[Baak]
BAAK, (ook baken), z.n., vr., der, of van de baak, meerv. baken. Een teeken voor de zeelieden, bestaande in eene op het water drijvende ton, of in palen, om voor de ondiepten, of gevaarlijke plaatsen, te waarschouwen. Ook een vuurtoren, zijnde een verhevene plaats, waarop, des nachts, eene brandende lantaarn gesteld wordt, om de haven aantewijzen. Dat de Koning bestevent en bezeilt heeft een andere baake. Hooft. Baken zetten, de baken verzetten. Figuurlijk: de baken zijn verzet, de zaken zijn veranderd - als het tij verloopt, verzet men de baken, (spreekw.) d.i. wanneer de omstandigheden veranderen, dan neemt men ook andere maatregelen.
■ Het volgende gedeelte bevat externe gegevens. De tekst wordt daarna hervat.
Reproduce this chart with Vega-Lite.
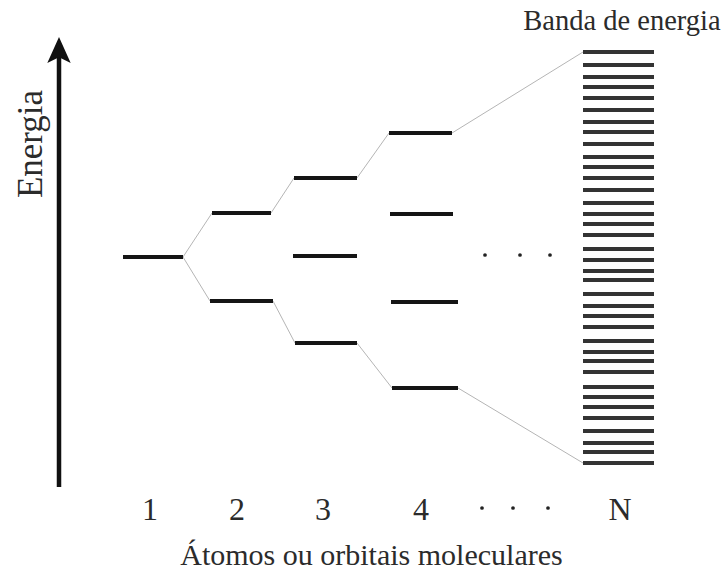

De baken komen uit, vertoonen zich - het geheim komt aan den dag, in den gemeenen spreektrant. Bij overdragt, wordt het gebezigd voor iemand, die anderen ten voorbeeld strekt: voor Wilhems dappren zoon, die heldre heldenbaeck. Vond. Van hier ook vraagbaak.
Hoogd. Bake, angels. beacn, eng. beacon.